En los lapsos muertos de las piezas que no tenían particelle para la percusión, leía las asignaciones de clases o
adelantaba lecturas de la incipiente tesis. Comencé a entrar en pánico porque
no sabía si faltar a la universidad por un ensayo o perder la paga al preferir
escuchar a Alejandro Oliveros hablando de Chaucer en el curso de literatura
inglesa. La cosa tomó tintes dramáticos el último semestre de la carrera: o
presentaba los trabajos de las dos únicas materias que me quedaban, rendía el
examen de suficiencia en idioma y entregaba la tesis, o me sometía al concierto
de cierre de año de la cátedra de percusión en la José Ángel Lamas y asistía a
los toques de la banda.
Redacté una larga y quejosa carta donde prometía
volver al año siguiente, una vez conquistado el título universitario (sin
decirlo a las autoridades de la escuela de música: para ellos era blasfemo
colocar otro oficio por encima del arte sonoro) y, arregladas mis cuentas con
la sociedad de los poetas vivos, retomar las baquetas, la armonía y cualquier
otra enseñanza pendiente en los claustros aledaños a la Santa Capilla.
A mis secuaces de la banda no sé qué les dije; en todo
caso, no se lo tomaron a mal: los ejecutantes van y vienen, pues como dice la
canción: sólo “hace falta el que vendrá”.
Una vez en la calle, sin embargo, pasó algo que cambió
mi vida. Era miércoles de clase con Dayoub.

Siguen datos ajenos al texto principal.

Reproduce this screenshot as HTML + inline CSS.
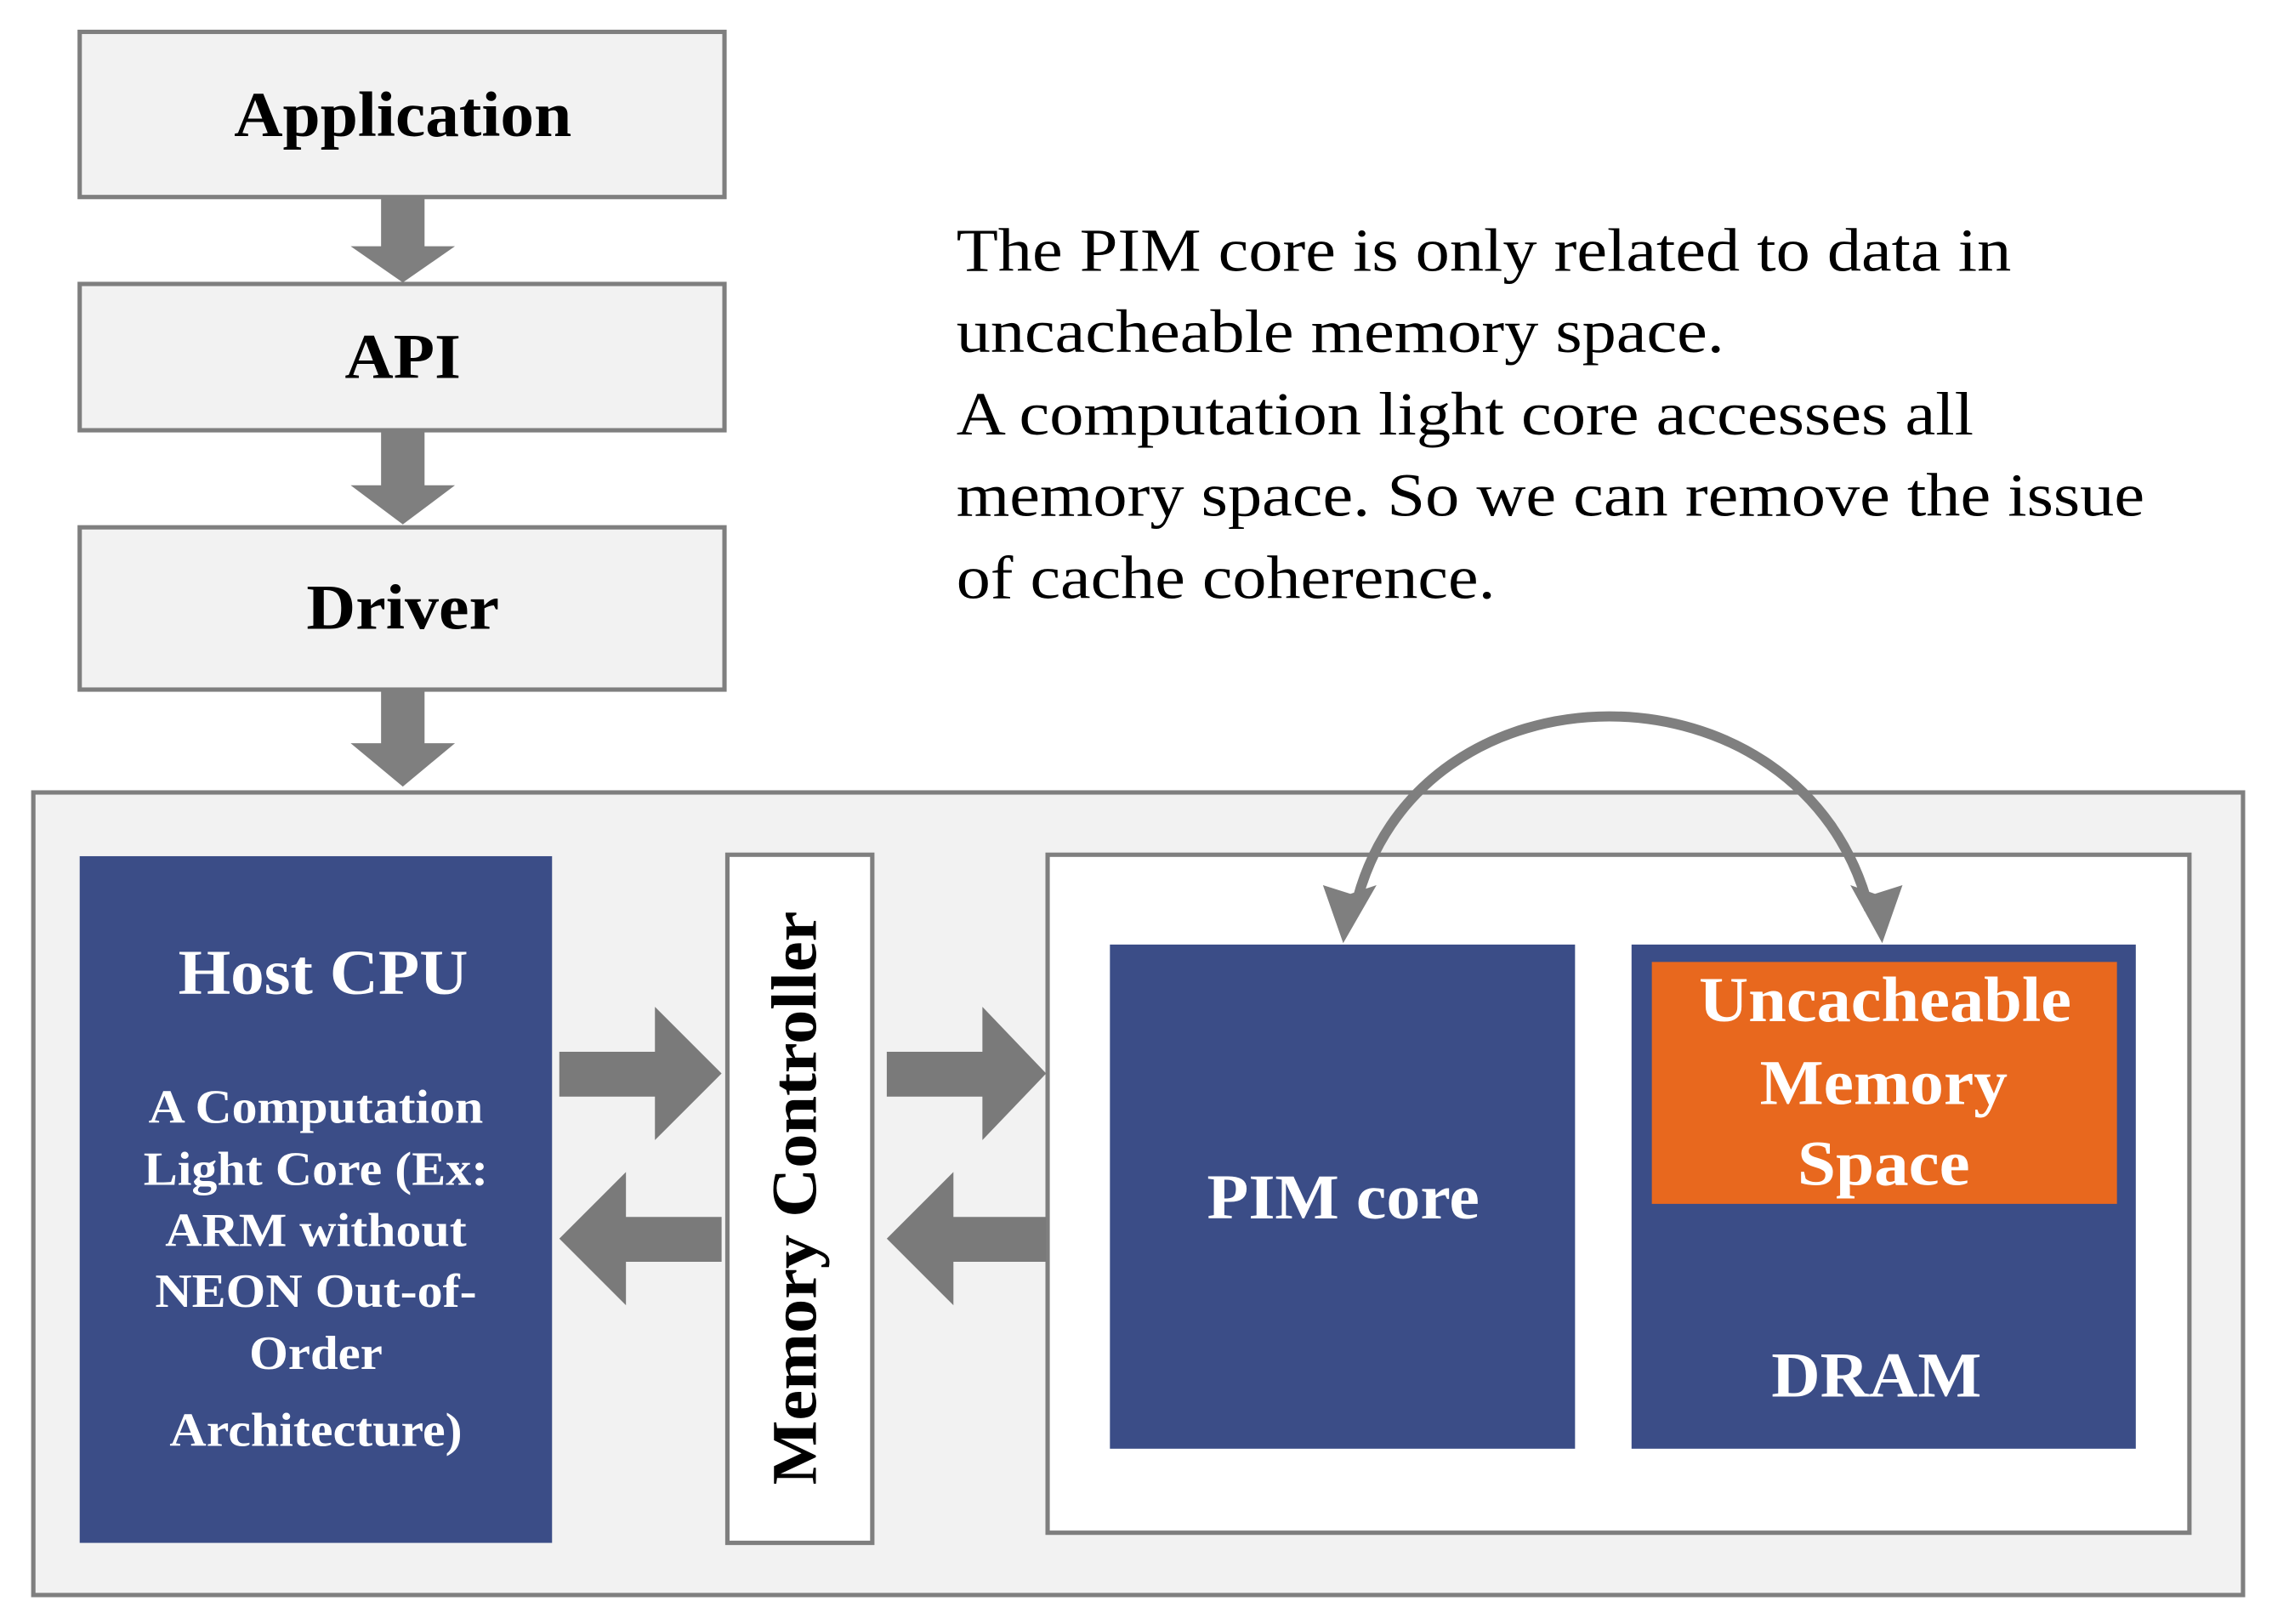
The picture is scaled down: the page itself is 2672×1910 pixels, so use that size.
<!DOCTYPE html>
<html><head><meta charset="utf-8"><style>html,body{margin:0;padding:0;background:#fff}svg{display:block}</style></head>
<body>
<svg width="2672" height="1910" viewBox="0 0 1568 1121" preserveAspectRatio="none" xmlns="http://www.w3.org/2000/svg" font-family="Liberation Serif, serif">
<g stroke="#7f7f7f" stroke-width="3" fill="#f2f2f2">
<rect x="55" y="22" width="445" height="114"/>
<rect x="55" y="196" width="445" height="101"/>
<rect x="55" y="364" width="445" height="112"/>
</g>
<g fill="#7f7f7f">
<polygon points="263,136 293,136 293,170 314,170 278,195 242,170 263,170"/>
<polygon points="263,297 293,297 293,335 314,335 278,362 242,335 263,335"/>
<polygon points="263,476 293,476 293,513 314,513 278,543 242,513 263,513"/>
</g>
<g font-weight="bold" font-size="44" text-anchor="middle" fill="#000">
<text x="278" y="94" textLength="233" lengthAdjust="spacingAndGlyphs">Application</text>
<text x="278" y="261" textLength="80" lengthAdjust="spacingAndGlyphs">API</text>
<text x="278" y="434" textLength="133" lengthAdjust="spacingAndGlyphs">Driver</text>
</g>
<g font-size="42" fill="#000">
<text x="660" y="187" textLength="728" lengthAdjust="spacingAndGlyphs">The PIM core is only related to data in</text>
<text x="660" y="243" textLength="530" lengthAdjust="spacingAndGlyphs">uncacheable memory space.</text>
<text x="660" y="300" textLength="702" lengthAdjust="spacingAndGlyphs">A computation light core accesses all</text>
<text x="660" y="356" textLength="820" lengthAdjust="spacingAndGlyphs">memory space. So we can remove the issue</text>
<text x="660" y="413" textLength="372" lengthAdjust="spacingAndGlyphs">of cache coherence.</text>
</g>
<rect x="23" y="547" width="1525" height="554" fill="#f2f2f2" stroke="#7f7f7f" stroke-width="3"/>
<rect x="55" y="591" width="326" height="474" fill="#3b4d87"/>
<rect x="502" y="590" width="100" height="475" fill="#fff" stroke="#7f7f7f" stroke-width="3"/>
<rect x="723" y="590" width="788" height="468" fill="#fff" stroke="#7f7f7f" stroke-width="3"/>
<rect x="766" y="652" width="321" height="348" fill="#3b4d87"/>
<rect x="1126" y="652" width="348" height="348" fill="#3b4d87"/>
<rect x="1140" y="664" width="321" height="167" fill="#e8681e"/>
<g fill="#7a7a7a">
<polygon points="386,726 452,726 452,695 498,741 452,787 452,757 386,757"/>
<polygon points="612,726 678,726 678,695 722,741 678,787 678,757 612,757"/>
<polygon points="498,840 432,840 432,809 386,855 432,901 432,871 498,871"/>
<polygon points="722,840 658,840 658,809 612,855 658,901 658,871 722,871"/>
</g>
<path d="M 935 628 C 975 450, 1245 450, 1290 628" fill="none" stroke="#7f7f7f" stroke-width="7"/>
<polygon points="913,611 927,651 950,611 932,617" fill="#7f7f7f"/>
<polygon points="1277,611 1299,651 1313,611 1294,617" fill="#7f7f7f"/>
<g fill="#fff" font-weight="bold" text-anchor="middle">
<text x="223" y="686" font-size="44" textLength="200" lengthAdjust="spacingAndGlyphs">Host CPU</text>
<g font-size="33">
<text x="218" y="775" textLength="231" lengthAdjust="spacingAndGlyphs">A Computation</text>
<text x="218" y="818" textLength="238" lengthAdjust="spacingAndGlyphs">Light Core (Ex:</text>
<text x="218" y="860" textLength="208" lengthAdjust="spacingAndGlyphs">ARM without</text>
<text x="218" y="902" textLength="222" lengthAdjust="spacingAndGlyphs">NEON Out-of-</text>
<text x="218" y="945" textLength="92" lengthAdjust="spacingAndGlyphs">Order</text>
<text x="218" y="998" textLength="202" lengthAdjust="spacingAndGlyphs">Architecture)</text>
</g>
<text x="927" y="841" font-size="44" textLength="188" lengthAdjust="spacingAndGlyphs">PIM core</text>
<text x="1295" y="964" font-size="44" textLength="145" lengthAdjust="spacingAndGlyphs">DRAM</text>
<text x="1301" y="705" font-size="44" textLength="257" lengthAdjust="spacingAndGlyphs">Uncacheable</text>
<text x="1300" y="762" font-size="44" textLength="171" lengthAdjust="spacingAndGlyphs">Memory</text>
<text x="1300" y="818" font-size="44" textLength="119" lengthAdjust="spacingAndGlyphs">Space</text>
</g>
<text transform="translate(563,827) rotate(-90)" font-weight="bold" font-size="44" text-anchor="middle" fill="#000" textLength="396" lengthAdjust="spacingAndGlyphs">Memory Controller</text>
</svg>
</body></html>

Al saber que no tenía que asistir el tiempo adquirió de pronto una proyección ilimitada.
Me dejo caer en un banco de la
Plaza San Jacinto y pienso: nunca seré realmente un buen
músico; abrí el libro de ensayos de Francisco Rivera, Inscripciones, y me sumergí en sus páginas.

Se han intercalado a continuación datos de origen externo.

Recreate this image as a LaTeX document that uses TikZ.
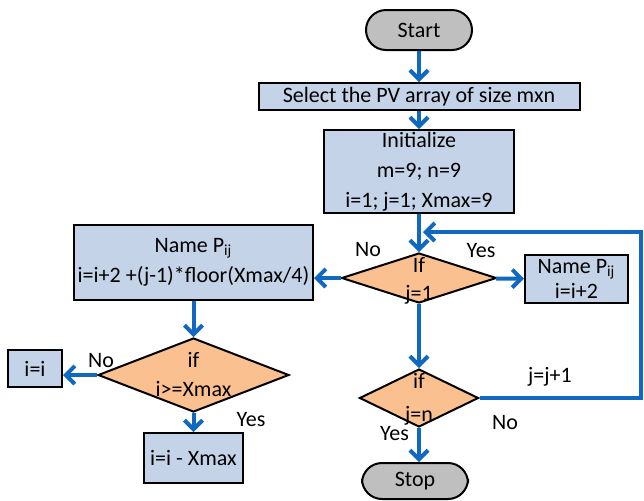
\documentclass[tikz,border=0pt]{standalone}
\usepackage{fontspec}
\setmainfont{Carlito}
\usepackage{xcolor}
\usepackage{tikz}
\usetikzlibrary{shapes.geometric, arrows.meta, positioning, calc}
\definecolor{processblue}{RGB}{197, 211, 232}
\definecolor{decisionorange}{RGB}{250, 192, 143}
\definecolor{terminalgray}{RGB}{191, 191, 191}
\definecolor{flowblue}{RGB}{17, 104, 193}

\tikzset{
    terminal/.style={draw=black, fill=terminalgray, line width=1pt, rounded corners=10pt,
          minimum width=53pt, minimum height=20pt, inner sep=0pt},
    process/.style={draw=black, fill=processblue, line width=1pt, align=center, inner sep=0pt},
    decision/.style={draw=black, fill=decisionorange, line width=1pt, diamond, inner sep=0pt},
    flow/.style={draw=flowblue, line width=2pt, -{Straight Barb[length=4.5pt, width=9pt]}},
    choice/.style={inner sep=0pt}
}

\begin{document}
\begin{tikzpicture}[x=0.5pt, y=-0.5pt, font=\fontsize{11pt}{15pt}\selectfont]
    \useasboundingbox (0,0) rectangle (644,500);

    \node[terminal] (start) at (419,30) {Start};
    \node[process, minimum width=160.5pt, minimum height=13.5pt] (select) at (419,96.5)
          {Select the PV array of size mxn};
    \node[process, minimum width=95pt, minimum height=41.5pt] (init) at (419,171.5)
          {Initialize\\m=9; n=9\\i=1; j=1; Xmax=9};
    \node[decision, minimum width=77.5pt, minimum height=25pt,
          label={[align=center, yshift=-1.5pt, font=\fontsize{11pt}{14pt}\selectfont]center:If\\j=1}]
          (ifj1) at (419,278) {};
    \node[process, minimum width=51.5pt, minimum height=24pt,
          font=\fontsize{11pt}{12.5pt}\selectfont] (namer) at (576.5,279)
          {Name P\textsubscript{ij}\\i=i+2};
    \node[process, minimum width=119.5pt, minimum height=37.5pt] (namel) at (193.5,262.5)
          {Name P\textsubscript{ij}\\i=i+2 +(j-1)*floor(Xmax/4)};
    \node[decision, minimum width=95.5pt, minimum height=37pt,
          label={[align=center, font=\fontsize{11pt}{14.5pt}\selectfont]center:if\\i>=Xmax}]
          (ifx) at (193.5,375) {};
    \node[process, minimum width=27pt, minimum height=18.5pt] (keep) at (35,368.5) {i=i};
    \node[process, minimum width=49.5pt, minimum height=25pt] (wrap) at (193.5,458) {i=i - Xmax};
    \node[decision, minimum width=59.5pt, minimum height=29pt,
          label={[align=center, yshift=-0.75pt, font=\fontsize{11pt}{16.5pt}\selectfont]center:if\\j=n}]
          (ifjn) at (419,398) {};
    \node[terminal, minimum height=18pt] (stop) at (415,481) {Stop};

    \node[choice] (noj1) at (368,250) {No};
    \node[choice] (yesj1) at (481,251) {Yes};
    \node[choice] (nox) at (101,361) {No};
    \node[choice] (yesx) at (251,420) {Yes};
    \node[choice] (yesjn) at (394.5,434) {Yes};
    \node[choice] (nojn) at (505,423) {No};
    \node[choice] (incj) at (550,377) {j=j+1};

    \coordinate (loopR) at (641,232);
    \coordinate (loopin) at (423,232);

    \draw[flow] (start) -- (select);
    \draw[flow] (select) -- (init);
    \draw[flow] (init) -- (ifj1);
    \draw[flow] (ifj1) -- (namer);
    \draw[flow] (ifj1.west) -- (ifj1.west -| namel.east);
    \draw[flow] (ifj1) -- (ifjn);
    \draw[flow] (namel) -- (ifx);
    \draw[flow] (ifx.west) -- (ifx.west -| keep.east);
    \draw[flow] (ifx) -- (wrap);
    \draw[flow] (ifjn.south) -- (ifjn.south |- stop.north);
    \draw[flow] (ifjn.east) -| (loopR) -- (loopin);
\end{tikzpicture}
\end{document}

A Benjamín Brea lo veo caminando cerca del edificio de
la CTV , por los
lados de Quebrada Honda, un jueves por la tarde. Lleva el estuche con el saxo
al hombro. Me provoca detenerlo, chancearlo y recordarle la banda del señor de
los laboratorios, su afinación 440 y la inmensa honra que aún me da saber que
alguna vez tocamos juntos. Pero él no me ve y eso que casi tropezamos.